Troubled Hong Kong primary school appoints acting principal and is ready for new academic year, parents told
After scandal over ‘shadow’ pupils, Hing Tak School has hired sufficient teachers and is recruiting a new principal
A troubled primary school in Tuen Mun has appointed an acting principal and will open its doors for the new academic year despite being embroiled in a series of controversies, parents have been reassured.
Sung Cheuk-fan, who has taught at the school for the past 12 years, was appointed acting principal on Monday afternoon with recruitment for a replacement for the ousted Chan Cheung-ming also under way.
“As the school’s head of discipline, I believe I am familiar with how the school is run and can handle things on an administrative level,” Sung told reporters outside the school.
“I had hesitated for a while, but as a member of management staff I felt it was only responsible that I help,” he said.
Earlier in the day, a member of the board had spoken on a radio programme to reassure parents that the school was ready for the new academic year.

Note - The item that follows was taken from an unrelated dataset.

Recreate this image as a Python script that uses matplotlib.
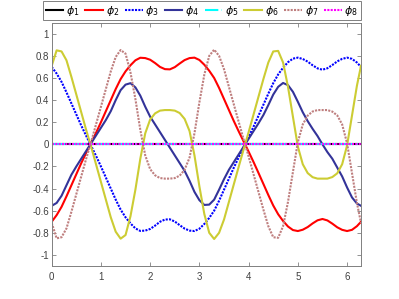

“Given that the principal has been removed, 95 per cent of the school’s problems are already solved. The remaining 5 per cent are only finance related,” Lui Ki-cheung said.

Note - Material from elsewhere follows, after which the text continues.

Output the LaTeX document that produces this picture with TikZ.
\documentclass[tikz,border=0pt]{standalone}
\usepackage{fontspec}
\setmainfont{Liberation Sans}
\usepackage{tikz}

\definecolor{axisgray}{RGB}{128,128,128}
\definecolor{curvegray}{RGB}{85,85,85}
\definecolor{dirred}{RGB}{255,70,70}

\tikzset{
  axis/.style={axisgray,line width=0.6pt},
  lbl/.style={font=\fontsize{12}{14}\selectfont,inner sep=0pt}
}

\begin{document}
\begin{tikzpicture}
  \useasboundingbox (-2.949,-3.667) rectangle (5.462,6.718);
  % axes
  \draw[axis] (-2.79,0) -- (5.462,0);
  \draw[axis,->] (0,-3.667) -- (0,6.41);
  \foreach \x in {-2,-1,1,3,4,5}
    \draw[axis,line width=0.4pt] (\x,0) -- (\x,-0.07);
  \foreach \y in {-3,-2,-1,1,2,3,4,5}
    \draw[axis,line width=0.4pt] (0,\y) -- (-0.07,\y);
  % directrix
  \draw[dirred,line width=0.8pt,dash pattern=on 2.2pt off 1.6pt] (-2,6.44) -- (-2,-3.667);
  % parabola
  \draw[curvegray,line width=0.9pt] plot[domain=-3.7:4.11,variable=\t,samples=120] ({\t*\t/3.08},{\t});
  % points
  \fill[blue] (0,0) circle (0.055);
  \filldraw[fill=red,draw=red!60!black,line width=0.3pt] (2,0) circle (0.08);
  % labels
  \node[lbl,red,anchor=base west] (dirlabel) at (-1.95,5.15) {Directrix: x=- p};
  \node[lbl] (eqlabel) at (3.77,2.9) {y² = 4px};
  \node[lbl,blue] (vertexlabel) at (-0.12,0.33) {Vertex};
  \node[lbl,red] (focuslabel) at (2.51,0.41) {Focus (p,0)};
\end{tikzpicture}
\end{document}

“I can confidently tell parents at Hing Tak School that they do not need to transfer ... we have already hired a sufficient number of teachers.”
In early August, teachers at the government-subsidised school complained that the school had inflated pupil enrolment numbers to avoid funding cuts, when in reality some of the children had been absent for up to two years.
The issue brought to light a series of other governance problems, such as strained relations between teachers and procedures not being followed for the hiring and promotion of staff.
Interviews for a new principal would begin on August 26 and Lui hoped the acting head could start work on September 1.
He added that Chan had so far been cooperative in handing over finances after her dismissal despite media reports that she was planning to complain to the Labour Department about being removed from her post.
Lui cited legal advice from the Education Bureau, saying the school did not have to give Chan formal notice of dismissal or payment in lieu of notice under Section 9 of the Employment Ordinance, as she had made several grave mistakes.
There are a total of 48 teachers at school, 17 of which are newly hired, according to Sung.
Sung also assured parents that there were enough students enrolled for the new academic year and was not worried about the school having to close down.
Liu estimated there would be around 650 pupils in 26 classes when the term started.